In case it isn't clear by now, this whole answer has been somewhat of a technical/philosophical digression, and the easy answer to your question is "no, not everything is a function in functional languages". Functions are the things you can apply arguments to, that's all.
The "pure" in "pure functional" refers to the "freedom from side effects" kind of purity. It has little relation to the meaning of "pure" being used when people talk about a "pure object-oriented language", which simply means that the language manipulates purely (only) in objects.
The reason is that pure-as-in-only is a reasonable distinction to use to classify object-oriented languages, because there are languages like Java and C++, which clearly have values that don't have all that much in common with objects, and there are also languages like Python and Ruby, for which it can be argued that every value is an object1
Whereas for functional languages, there are no practical languages which are "pure functional" in the sense that every value the language can manipulate is a function. It's certainly possible to program in such a language. The most basic versions of the lambda calculus don't have any notion of things that are not functions, but you can still do arbitrary computation with them by coming up with ways of representing the things you want to compute on as functions.2
But while the simplicity and minimalism of the lambda calculus tends to be great for proving things about programming, actually writing substantial programs in such a "raw" programming language is awkward. The function representation of basic things like numbers also tends to be very inefficient to implement on actual physical machines.
But there is a very important distinction between languages that encourage a functional style but allow untracked side effects anywhere, and ones that actually enforce that your functions are "pure" functions (similar to mathematical functions). Object-oriented programming is very strongly wed to the use of impure computations3, so there are no practical object-oriented programming languages that are pure in this sense.
So the "pure" in "pure functional language" means something very different from the "pure" in "pure object-oriented language".4 In each case the "pure vs not pure" distinction is one that is completely uninteresting applied to the other kind of language, so there's no very strong motive to standardise the use of the term.

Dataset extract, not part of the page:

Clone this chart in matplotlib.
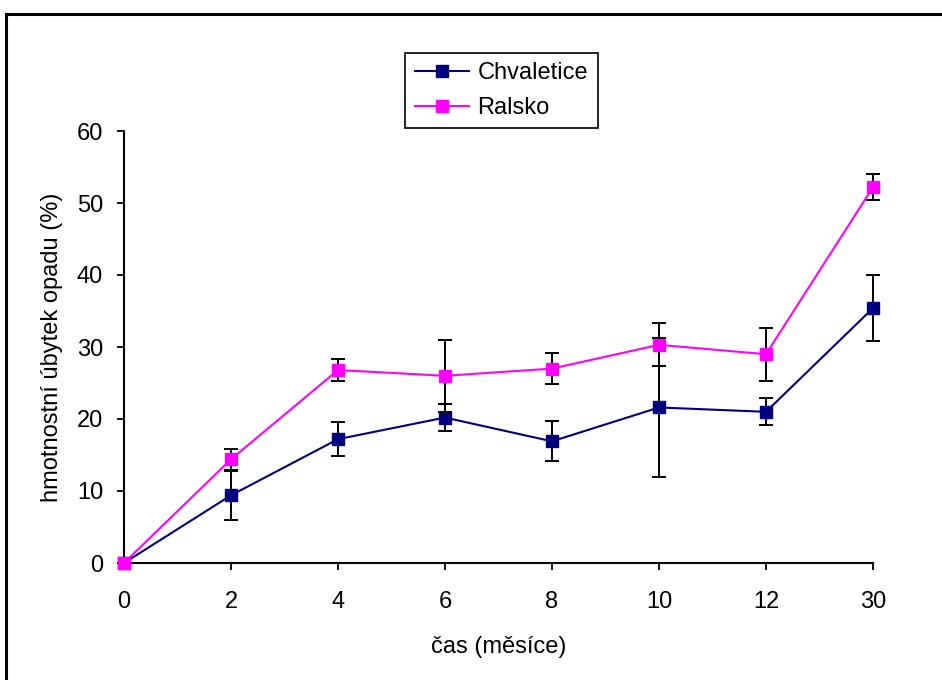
import matplotlib.pyplot as plt
from matplotlib.patches import Rectangle

plt.rcParams['font.family'] = ['Liberation Sans', 'DejaVu Sans']
plt.rcParams['font.size'] = 17

# odběrové termíny (měsíce) a hmotnostní úbytek opadu (%)
months = ['0', '2', '4', '6', '8', '10', '12', '30']
chvaletice = [0, 9.4, 17.2, 20.2, 16.9, 21.6, 21.0, 35.4]
chvaletice_err = [0, 3.4, 2.4, 1.9, 2.8, 9.6, 1.9, 4.6]
ralsko = [0, 14.4, 26.8, 26.0, 27.0, 30.3, 29.0, 52.2]
ralsko_err = [0, 1.5, 1.5, 5.0, 2.1, 3.0, 3.7, 1.8]

W, H = 942, 680
fig = plt.figure(figsize=(W / 100, H / 100), dpi=100)

# rámeček kolem grafu
fig.patches.append(Rectangle((6 / W, -0.1), 1.2, 1 - 13.5 / H + 0.1,
                             transform=fig.transFigure, fill=False,
                             edgecolor='black', linewidth=2.2))

ax = fig.add_axes([124 / W, 1 - 563 / H, (873 - 124) / W, (563 - 131) / H])
x = list(range(len(months)))

ax.errorbar(x, chvaletice, yerr=chvaletice_err, color='#000080', marker='s',
            markersize=8, linewidth=1.5, ecolor='black', elinewidth=1.4,
            capsize=5, capthick=1.4, label='Chvaletice', clip_on=False, zorder=3)
ax.errorbar(x, ralsko, yerr=ralsko_err, color='#FF00FF', marker='s',
            markersize=8, linewidth=1.5, ecolor='black', elinewidth=1.4,
            capsize=5, capthick=1.4, label='Ralsko', clip_on=False, zorder=4)

ax.set_xlim(0, 7)
ax.set_ylim(0, 60)
ax.set_xticks(x)
ax.set_xticklabels(months)
ax.set_yticks(range(0, 61, 10))
ax.tick_params(direction='out', length=5, width=1.3)
ax.tick_params(axis='x', pad=15)
ax.tick_params(axis='y', pad=10)
ax.spines['top'].set_visible(False)
ax.spines['right'].set_visible(False)
ax.spines['left'].set_linewidth(1.5)
ax.spines['bottom'].set_linewidth(1.5)

ax.set_xlabel('čas (měsíce)', va='top')
ax.xaxis.set_label_coords(0.5, -0.17)
ax.set_ylabel('hmotnostní úbytek opadu (%)')
ax.yaxis.set_label_coords(-0.081, 0.5)

handles, labels = ax.get_legend_handles_labels()
handles = [h[0] for h in handles]
leg = fig.legend(handles, labels, loc='center',
                 bbox_to_anchor=(501.5 / W, 1 - 90.5 / H), fancybox=False,
                 edgecolor='black', framealpha=1, handlelength=2.3,
                 handletextpad=0.35, borderpad=0.4, labelspacing=0.55)
leg.get_frame().set_linewidth(1.2)

fig.savefig('out.png', dpi=100)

1 There are corner cases to pick at in all "pure object-oriented" languages that I know of, but that's not really very interesting. It's clear that the object metaphor goes much further in languages in which 1 is an instance of some class, and that class can be sub-classed, than it does in languages in which 1 is something else than an object.
2 All computation is about representation anyway. Computers don't know anything about numbers or anything else. They just have bit-patterns that we use to represent numbers, and operations on bit-patterns that happen to correspond to operations on numbers (because we designed them so that they would).
3 This isn't fundamental either. You could design a "pure" object-oriented language that was pure in this sense. I tend to write most of my OO code to be pure anyway.
4 If this seems obtuse, you might reflect that the terms "functional", "object", and "language" have vastly different meanings in other contexts also.
A very different angle on this question: all sorts of data in Haskell can be represented as functions, using a technique called Church encodings. This is a form of inversion of control: instead of passing data to functions that consume it, you hide the data inside a set of closures, and to consume it you pass in callbacks describing what to do with this data.
Any program that uses lists, for example, can be translated into a program that uses functions instead of lists:
-- | A list corresponds to a function of this type:
type ChurchList a r = (a -> r -> r) --^ how to handle a cons cell
-> r --^ how to handle the empty list
-> r --^ result of processing the list
listToCPS :: [a] -> ChurchList a r
listToCPS xs = \f z -> foldr f z xs
That function is taking a concrete list as its starting point, but that's not necessary. You can build up ChurchList functions out of just pure functions:
-- | The empty 'ChurchList'.
nil :: ChurchList a r
nil = \f z -> z
-- | Add an element at the front of a 'ChurchList'.
cons :: a -> ChurchList a r -> ChurchList a r
cons x xs = \f z -> f z (xs f z)
foldChurchList :: (a -> r -> r) -> r -> ChurchList a r -> r
foldChurchList f z xs = xs f z
mapChurchList :: (a -> b) -> ChurchList a r -> ChurchList b r
mapChurchList f = foldChurchList step nil
where step x = cons (f x)
filterChurchList :: (a -> Bool) -> ChurchList a r -> ChurchList a r
filterChurchList pred = foldChurchList step nil
where step x xs = if pred x then cons x xs else xs
That last function uses Bool, but of course we can replace Bool with functions as well:
-- | A Bool can be represented as a function that chooses between two
-- given alternatives.
type ChurchBool r = r -> r -> r
true, false :: ChurchBool r
true a _ = a
false _ b = b
filterChurchList' :: (a -> ChurchBool r) -> ChurchList a r -> ChurchList a r
filterChurchList' pred = foldChurchList step nil
where step x xs = pred x (cons x xs) xs
This sort of transformation can be done for basically any type, so in theory, you could get rid of all "value" types in Haskell, and keep only the () type, the (->) and IO type constructors, return and >>= for IO, and a suitable set of IO primitives. This would obviously be hella impractical—and it would perform worse (try writing tailChurchList :: ChurchList a r -> ChurchList a r for a taste).
Is getChar :: IO Char a function or not? Haskell Report doesn't provide us with a definition. But it states that getChar is a function (see here). (Well, at least we can say that it is a function.)
So I think the answer is YES.
I don't think there can be correct definition of "function" except "everything is a function". (What is "correct definition"? Good question...) Consider the next example:
{-# LANGUAGE NoMonomorphismRestriction #-}
import Control.Applicative
f :: Applicative f => f Int
f = pure 1
g1 :: Maybe Int
g1 = f
g2 :: Int -> Int
g2 = f
Is f a function or datatype? It depends.